Direction -> Scan the material below for the string "this", and copy every line where it shows up.

------------------------------------------------------------

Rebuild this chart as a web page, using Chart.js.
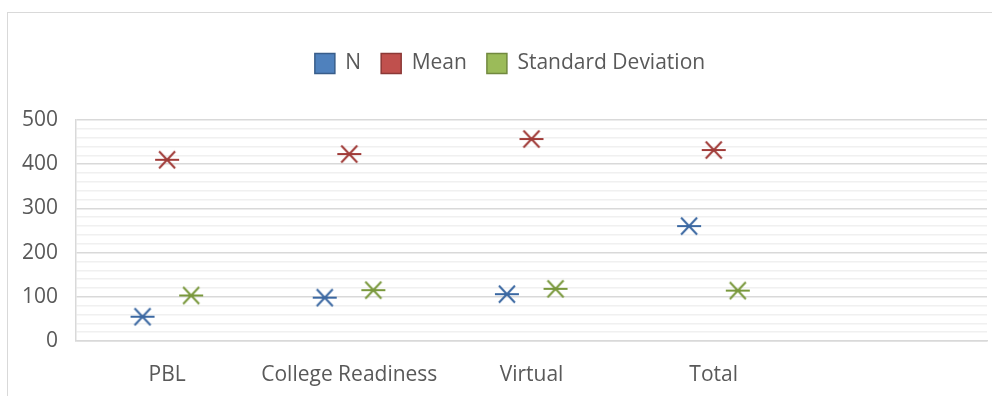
<!DOCTYPE html>
<html>
<head>
<meta charset="utf-8">
<script src="https://cdn.jsdelivr.net/npm/chart.js@4.4.1/dist/chart.umd.min.js"></script>
<style>
  html, body { margin: 0; padding: 0; background: #fff; overflow: hidden; }
  #wrap { position: relative; width: 1020px; height: 396px; }
  #frame { position: absolute; left: 7px; top: 12px; width: 1100px; height: 500px; border: 1px solid #d9d9d9; box-sizing: border-box; }
  canvas { position: absolute; left: 0; top: 0; }
</style>
</head>
<body>
<div id="wrap">
  <div id="frame"></div>
  <canvas id="myChart" width="1020" height="396"></canvas>
</div>
<script>
const categories = ['PBL', 'College Readiness', 'Virtual', 'Total']
const slots = 5
const nValues = [55, 98, 106, 260]
const meanValues = [410, 423, 457, 432]
const sdValues = [103, 115, 118, 114]
const yTicks = [0, 100, 200, 300, 400, 500]

const font = 'Open Sans'
const textColor = '#595959'

// asterisk marker: horizontal bar plus two diagonals
function marker(color) {
    const c = document.createElement('canvas')
    c.width = 26
    c.height = 22
    const g = c.getContext('2d')
    g.strokeStyle = color
    g.lineWidth = 2
    g.beginPath()
    g.moveTo(1, 11); g.lineTo(25, 11)
    g.moveTo(5, 2.5); g.lineTo(21, 19.5)
    g.moveTo(21, 2.5); g.lineTo(5, 19.5)
    g.stroke()
    return c
}

// each series sits a little left/right of the category centre
function points(values, shift) {
    return values.map((v, i) => ({ x: i + 0.5 + shift, y: v }))
}

// extra room under the legend, and centre it on the whole frame
const legendGap = {
    id: 'legendGap',
    beforeInit(chart) {
        const fit = chart.legend.fit
        chart.legend.fit = function () {
            fit.call(this)
            this.height += 36
        }
    },
    afterLayout(chart) {
        chart.legend.left += 33
    }
}

const data = {
    datasets: [{
        label: 'N',
        data: points(nValues, -0.135),
        showLine: false,
        backgroundColor: '#4f81bd',
        borderColor: '#385d8a',
        borderWidth: 1.5,
        pointStyle: marker('#3b68a2'),
        pointRadius: 12,
        pointHoverRadius: 12
    }, {
        label: 'Mean',
        data: points(meanValues, 0),
        showLine: false,
        backgroundColor: '#c0504d',
        borderColor: '#8c3836',
        borderWidth: 1.5,
        pointStyle: marker('#a03b38'),
        pointRadius: 12,
        pointHoverRadius: 12
    }, {
        label: 'Standard Deviation',
        data: points(sdValues, 0.132),
        showLine: false,
        backgroundColor: '#9bbb59',
        borderColor: '#71893f',
        borderWidth: 1.5,
        pointStyle: marker('#79983c'),
        pointRadius: 12,
        pointHoverRadius: 12
    }]
}

const config = {
    type: 'scatter',
    data: data,
    plugins: [legendGap],
    options: {
        responsive: false,
        animation: false,
        events: [],
        layout: { padding: { left: 0, right: 33, top: 33, bottom: 0 } },
        plugins: {
            tooltip: { enabled: false },
            legend: {
                position: 'top',
                labels: {
                    boxWidth: 20,
                    boxHeight: 20,
                    padding: 20,
                    color: textColor,
                    font: { family: font, size: 21 }
                }
            }
        },
        scales: {
            x: {
                type: 'linear',
                min: 0,
                max: slots,
                afterBuildTicks: (s) => { s.ticks = categories.map((c, i) => ({ value: i + 0.5 })) },
                afterFit: (s) => { s.height = 55 },
                ticks: {
                    autoSkip: false,
                    maxRotation: 0,
                    padding: 13,
                    color: textColor,
                    font: { family: font, size: 21 },
                    callback: (v) => categories[Math.floor(v)]
                },
                grid: { display: false },
                border: { display: true, color: '#d9d9d9', width: 1.5 }
            },
            y: {
                min: 0,
                max: 500,
                afterFit: (s) => { s.width = 76 },
                // minor lines every 20, labels only on the hundreds
                afterBuildTicks: (s) => {
                    const t = []
                    for (let v = 0; v <= 500; v += 20) t.push({ value: v })
                    s.ticks = t
                },
                ticks: {
                    autoSkip: false,
                    padding: 18,
                    color: textColor,
                    font: { family: font, size: 21 },
                    callback: (v) => yTicks.includes(v) ? v : ''
                },
                grid: {
                    drawTicks: false,
                    color: (c) => c.tick && c.tick.value % 100 === 0 ? '#d9d9d9' : '#f0f0f0',
                    lineWidth: 1.5
                },
                border: { display: true, color: '#d9d9d9', width: 1.5 }
            }
        }
    }
}

const chart = new Chart(document.getElementById('myChart'), config)
</script>
</body>
</html>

------------------------------------------------------------

Output of the task ->
Rebuild this chart as a web page, using Chart.js.
            fit.call(this)
            this.height += 36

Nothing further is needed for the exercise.